Die NATO-Staaten könnten sich noch vor dem Gipfeltreffen des Bündnisses im Juli auf die Einführung eines militärischen Pendants zum Schengen-Raum einigen, berichtet The Times. Ein solches "militärisches Schengen" würde es den Soldaten ermöglichen, sich ungehindert zwischen den NATO-Mitgliedsstaaten zu bewegen. Dem Bericht zufolge laufen zu diesem Zweck Verhandlungen über die Einrichtung von "militärischen Korridoren" in ganz Europa.
Ein "ernsthaftes Problem" für die NATO seien die unübersichtlichen Regeln, die den Austausch und den Transport von militärischem Gerät nicht nur zwischen Ländern, sondern auch zwischen verschiedenen Regionen Deutschlands einschränken, heißt es in dem Bericht. Grenzüberschreitende Übungen erforderten oft "eine schwindelerregende Menge an Papierkram, der im Falle einer militärischen Krise entscheidend viel Zeit in Anspruch nehmen würde".

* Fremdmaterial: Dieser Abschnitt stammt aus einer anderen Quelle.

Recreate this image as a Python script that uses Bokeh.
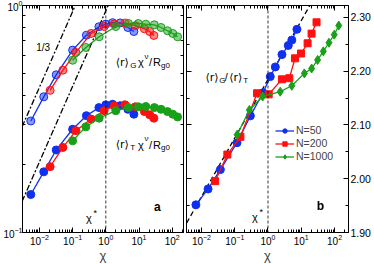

Generalleutnant Alexander Sollfrank bestätigte gegenüber The Times, dass das Bündnis daran interessiert sei, bürokratische Hürden abzubauen. Als Beispiel nannte er das Verbot für Fallschirmjäger, Fallschirme aus anderen EU-Mitgliedsstaaten zu benutzen, selbst wenn diese voll funktionsfähig sind. "Ich denke, wir können damit beginnen und den bürokratischen Aufwand reduzieren oder anpassen, wo immer es möglich und notwendig ist", fügte er hinzu.
Im Falle eines umfassenden Krieges müsste die NATO auf mögliche russische Raketenangriffe in Europa vorbereitet sein, erklärte Sollfrank weiter. Das Bündnis sei in der Lage, eine mögliche Invasion zu verteidigen und abzuschrecken. Doch angesichts der derzeitigen Verteilung der NATO-Streitkräfte über den gesamten Kontinent und der mangelnden Vorbereitung hinter der Ostflanke könnten die Armeen gezwungen sein, "kostspielige Entscheidungen" zu treffen.

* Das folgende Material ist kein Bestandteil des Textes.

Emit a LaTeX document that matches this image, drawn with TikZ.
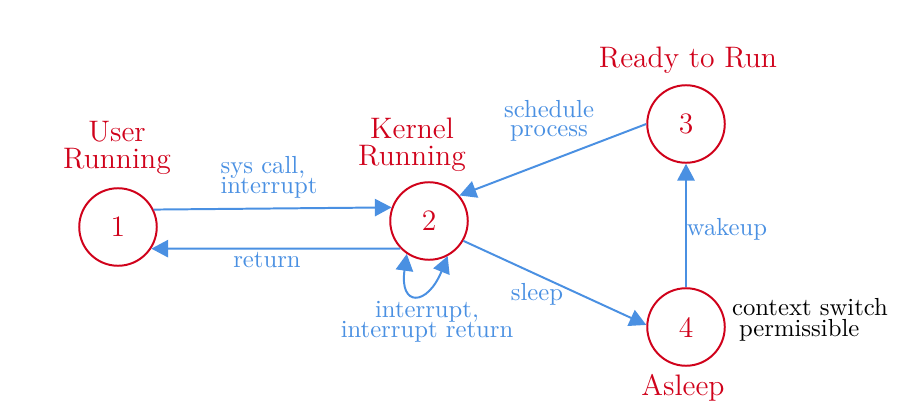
\documentclass[tikz,border=0pt]{standalone}
\usetikzlibrary{arrows.meta}
\definecolor{sred}{HTML}{D0021B}
\definecolor{sblue}{HTML}{4A90E2}
\begin{document}
\begin{tikzpicture}[x=0.405pt,y=0.405pt,
  state/.style={circle,draw=sred,line width=0.8pt,text=sred,font=\large,minimum size=31.4pt,inner sep=0pt},
  slabel/.style={text=sred,font=\large,align=center,inner sep=0pt},
  elabel/.style={text=sblue,inner sep=0pt},
  conn/.style={draw=sblue,line width=0.8pt,-{Triangle[length=6.8pt,width=7pt]}},
  note/.style={text=black,align=left,inner sep=0pt}]
\useasboundingbox (0,0) rectangle (916,410);
\node[state] (n1) at (118,183) {1};
\node[state] (n2) at (429,189) {2};
\node[state] (n3) at (686,286) {3};
\node[state] (n4) at (686,83) {4};
\node[slabel] (l1) at (117,262) {User\\[-3pt]Running};
\node[slabel] (l2) at (412,265) {Kernel\\[-3pt]Running};
\node[slabel] (l3) at (688,350) {Ready to Run};
\node[slabel] (l4) at (683,22) {Asleep};
\draw[conn] (n1.26) -- (n2.160);
\draw[conn] (n2.224) -- (n1.-33);
\draw[conn] (n3.180) -- (n2.40);
\draw[conn] (n4.90) -- (n3.270);
\draw[conn] (n2.-30) -- (n4.177);
\draw[conn,{Triangle[length=6.8pt,width=7pt]}-{Triangle[length=6.8pt,width=7pt]}] (n2.236) .. controls +(262:54) and +(248:54) .. (n2.298);
\node[elabel,align=left] (e12) at (269,233) {sys call,\\[-4pt]interrupt};
\node[elabel] (e21) at (267,150) {return};
\node[elabel,align=center] (e22) at (427,88) {interrupt,\\[-4pt]interrupt return};
\node[elabel,align=center] (e32) at (549,289) {schedule\\[-4.5pt]process};
\node[elabel] (e43) at (727,181) {wakeup};
\node[elabel] (e24) at (537,116) {sleep};
\node[note] (cs) at (810,90) {context switch\\[-3.5pt]\hspace{2.8pt}permissible};
\end{tikzpicture}
\end{document}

Seit dem Jahr 2017 ist das Konzept eines "militärischen Schengens" in der Diskussion, um die Formalitäten und den grenzüberschreitenden Transport von militärischer Fracht zu vereinfachen. Nach dem Ausbruch des Krieges in der Ukraine hat die Idee neuen Auftrieb erhalten. Der Kreml bezeichnete das Vorhaben als Eskalation der Spannungen in Europa.